-- BEGIN Material shown --
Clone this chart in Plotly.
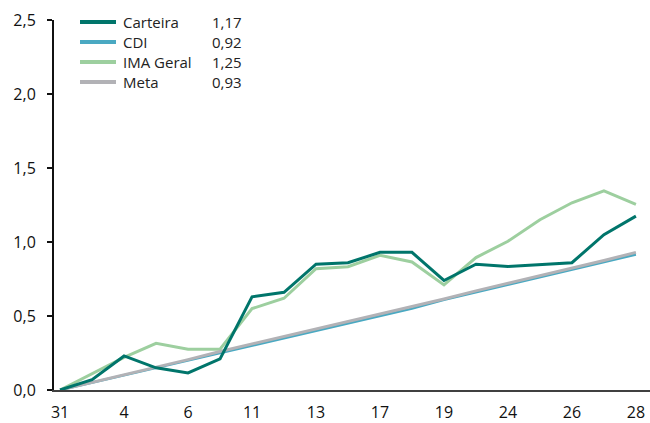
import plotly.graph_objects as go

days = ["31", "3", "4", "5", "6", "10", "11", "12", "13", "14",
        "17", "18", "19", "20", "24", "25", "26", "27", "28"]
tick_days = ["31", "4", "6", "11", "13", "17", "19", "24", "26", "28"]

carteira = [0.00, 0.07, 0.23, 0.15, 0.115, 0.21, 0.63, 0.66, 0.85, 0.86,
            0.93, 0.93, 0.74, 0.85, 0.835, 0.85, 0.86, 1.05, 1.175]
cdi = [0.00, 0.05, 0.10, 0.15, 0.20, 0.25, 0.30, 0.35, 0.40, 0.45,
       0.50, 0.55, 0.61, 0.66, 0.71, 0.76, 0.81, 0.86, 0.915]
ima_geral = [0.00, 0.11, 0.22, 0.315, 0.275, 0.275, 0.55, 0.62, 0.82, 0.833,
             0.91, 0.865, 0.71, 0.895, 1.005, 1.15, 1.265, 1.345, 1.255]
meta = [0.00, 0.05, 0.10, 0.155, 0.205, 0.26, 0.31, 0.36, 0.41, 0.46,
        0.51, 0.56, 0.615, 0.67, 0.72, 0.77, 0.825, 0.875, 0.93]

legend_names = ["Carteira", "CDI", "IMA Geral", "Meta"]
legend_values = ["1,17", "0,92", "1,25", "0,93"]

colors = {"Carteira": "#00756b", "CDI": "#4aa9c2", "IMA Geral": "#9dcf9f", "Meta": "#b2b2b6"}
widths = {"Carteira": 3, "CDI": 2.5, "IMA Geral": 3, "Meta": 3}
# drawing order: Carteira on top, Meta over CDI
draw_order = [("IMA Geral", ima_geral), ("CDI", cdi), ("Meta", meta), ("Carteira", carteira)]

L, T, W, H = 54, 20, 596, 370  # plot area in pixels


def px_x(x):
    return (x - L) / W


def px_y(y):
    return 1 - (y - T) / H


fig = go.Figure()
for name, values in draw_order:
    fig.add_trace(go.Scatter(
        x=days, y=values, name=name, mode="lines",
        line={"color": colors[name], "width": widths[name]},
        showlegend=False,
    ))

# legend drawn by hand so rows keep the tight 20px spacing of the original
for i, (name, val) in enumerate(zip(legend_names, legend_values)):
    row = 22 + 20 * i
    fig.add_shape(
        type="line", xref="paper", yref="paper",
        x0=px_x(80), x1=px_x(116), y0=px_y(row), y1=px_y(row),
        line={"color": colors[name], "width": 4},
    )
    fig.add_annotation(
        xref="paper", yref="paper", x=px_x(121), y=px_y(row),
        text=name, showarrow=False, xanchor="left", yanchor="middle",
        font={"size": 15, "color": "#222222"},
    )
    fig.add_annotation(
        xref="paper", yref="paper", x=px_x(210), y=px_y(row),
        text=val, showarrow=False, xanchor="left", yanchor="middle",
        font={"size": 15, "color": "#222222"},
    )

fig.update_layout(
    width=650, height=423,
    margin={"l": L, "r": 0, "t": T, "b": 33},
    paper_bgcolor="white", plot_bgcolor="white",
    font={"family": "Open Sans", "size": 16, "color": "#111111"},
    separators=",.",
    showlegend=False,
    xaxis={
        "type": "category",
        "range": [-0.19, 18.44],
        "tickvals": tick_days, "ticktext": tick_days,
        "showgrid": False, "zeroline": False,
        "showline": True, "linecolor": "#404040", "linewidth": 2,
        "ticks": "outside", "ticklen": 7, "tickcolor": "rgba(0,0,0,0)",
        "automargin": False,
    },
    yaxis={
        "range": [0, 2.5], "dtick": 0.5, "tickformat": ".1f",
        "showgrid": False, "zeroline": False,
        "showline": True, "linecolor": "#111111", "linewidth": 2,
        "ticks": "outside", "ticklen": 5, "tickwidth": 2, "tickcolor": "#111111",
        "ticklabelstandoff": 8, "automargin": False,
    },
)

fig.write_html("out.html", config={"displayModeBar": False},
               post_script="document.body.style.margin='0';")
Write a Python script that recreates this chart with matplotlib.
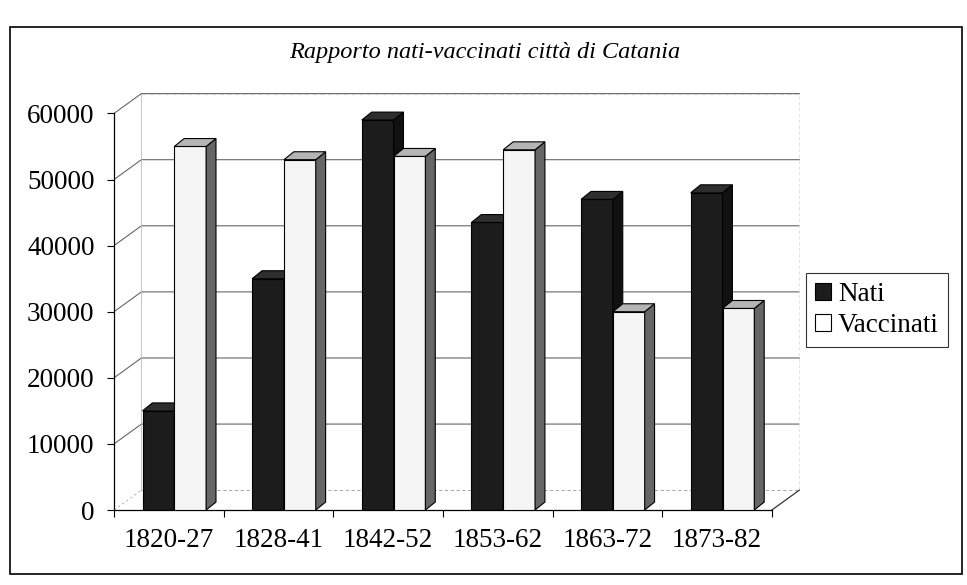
-- END Material shown --
Task goal
The records above must be transcribed exactly. Pictures are left out of the copy.

Exercise answer
Clone this chart in Plotly.
import plotly.graph_objects as go

days = ["31", "3", "4", "5", "6", "10", "11", "12", "13", "14",
        "17", "18", "19", "20", "24", "25", "26", "27", "28"]
tick_days = ["31", "4", "6", "11", "13", "17", "19", "24", "26", "28"]

carteira = [0.00, 0.07, 0.23, 0.15, 0.115, 0.21, 0.63, 0.66, 0.85, 0.86,
            0.93, 0.93, 0.74, 0.85, 0.835, 0.85, 0.86, 1.05, 1.175]
cdi = [0.00, 0.05, 0.10, 0.15, 0.20, 0.25, 0.30, 0.35, 0.40, 0.45,
       0.50, 0.55, 0.61, 0.66, 0.71, 0.76, 0.81, 0.86, 0.915]
ima_geral = [0.00, 0.11, 0.22, 0.315, 0.275, 0.275, 0.55, 0.62, 0.82, 0.833,
             0.91, 0.865, 0.71, 0.895, 1.005, 1.15, 1.265, 1.345, 1.255]
meta = [0.00, 0.05, 0.10, 0.155, 0.205, 0.26, 0.31, 0.36, 0.41, 0.46,
        0.51, 0.56, 0.615, 0.67, 0.72, 0.77, 0.825, 0.875, 0.93]

legend_names = ["Carteira", "CDI", "IMA Geral", "Meta"]
legend_values = ["1,17", "0,92", "1,25", "0,93"]

colors = {"Carteira": "#00756b", "CDI": "#4aa9c2", "IMA Geral": "#9dcf9f", "Meta": "#b2b2b6"}
widths = {"Carteira": 3, "CDI": 2.5, "IMA Geral": 3, "Meta": 3}
# drawing order: Carteira on top, Meta over CDI
draw_order = [("IMA Geral", ima_geral), ("CDI", cdi), ("Meta", meta), ("Carteira", carteira)]

L, T, W, H = 54, 20, 596, 370  # plot area in pixels


def px_x(x):
    return (x - L) / W


def px_y(y):
    return 1 - (y - T) / H


fig = go.Figure()
for name, values in draw_order:
    fig.add_trace(go.Scatter(
        x=days, y=values, name=name, mode="lines",
        line={"color": colors[name], "width": widths[name]},
        showlegend=False,
    ))

# legend drawn by hand so rows keep the tight 20px spacing of the original
for i, (name, val) in enumerate(zip(legend_names, legend_values)):
    row = 22 + 20 * i
    fig.add_shape(
        type="line", xref="paper", yref="paper",
        x0=px_x(80), x1=px_x(116), y0=px_y(row), y1=px_y(row),
        line={"color": colors[name], "width": 4},
    )
    fig.add_annotation(
        xref="paper", yref="paper", x=px_x(121), y=px_y(row),
        text=name, showarrow=False, xanchor="left", yanchor="middle",
        font={"size": 15, "color": "#222222"},
    )
    fig.add_annotation(
        xref="paper", yref="paper", x=px_x(210), y=px_y(row),
        text=val, showarrow=False, xanchor="left", yanchor="middle",
        font={"size": 15, "color": "#222222"},
    )

fig.update_layout(
    width=650, height=423,
    margin={"l": L, "r": 0, "t": T, "b": 33},
    paper_bgcolor="white", plot_bgcolor="white",
    font={"family": "Open Sans", "size": 16, "color": "#111111"},
    separators=",.",
    showlegend=False,
    xaxis={
        "type": "category",
        "range": [-0.19, 18.44],
        "tickvals": tick_days, "ticktext": tick_days,
        "showgrid": False, "zeroline": False,
        "showline": True, "linecolor": "#404040", "linewidth": 2,
        "ticks": "outside", "ticklen": 7, "tickcolor": "rgba(0,0,0,0)",
        "automargin": False,
    },
    yaxis={
        "range": [0, 2.5], "dtick": 0.5, "tickformat": ".1f",
        "showgrid": False, "zeroline": False,
        "showline": True, "linecolor": "#111111", "linewidth": 2,
        "ticks": "outside", "ticklen": 5, "tickwidth": 2, "tickcolor": "#111111",
        "ticklabelstandoff": 8, "automargin": False,
    },
)

fig.write_html("out.html", config={"displayModeBar": False},
               post_script="document.body.style.margin='0';")
Write a Python script that recreates this chart with matplotlib.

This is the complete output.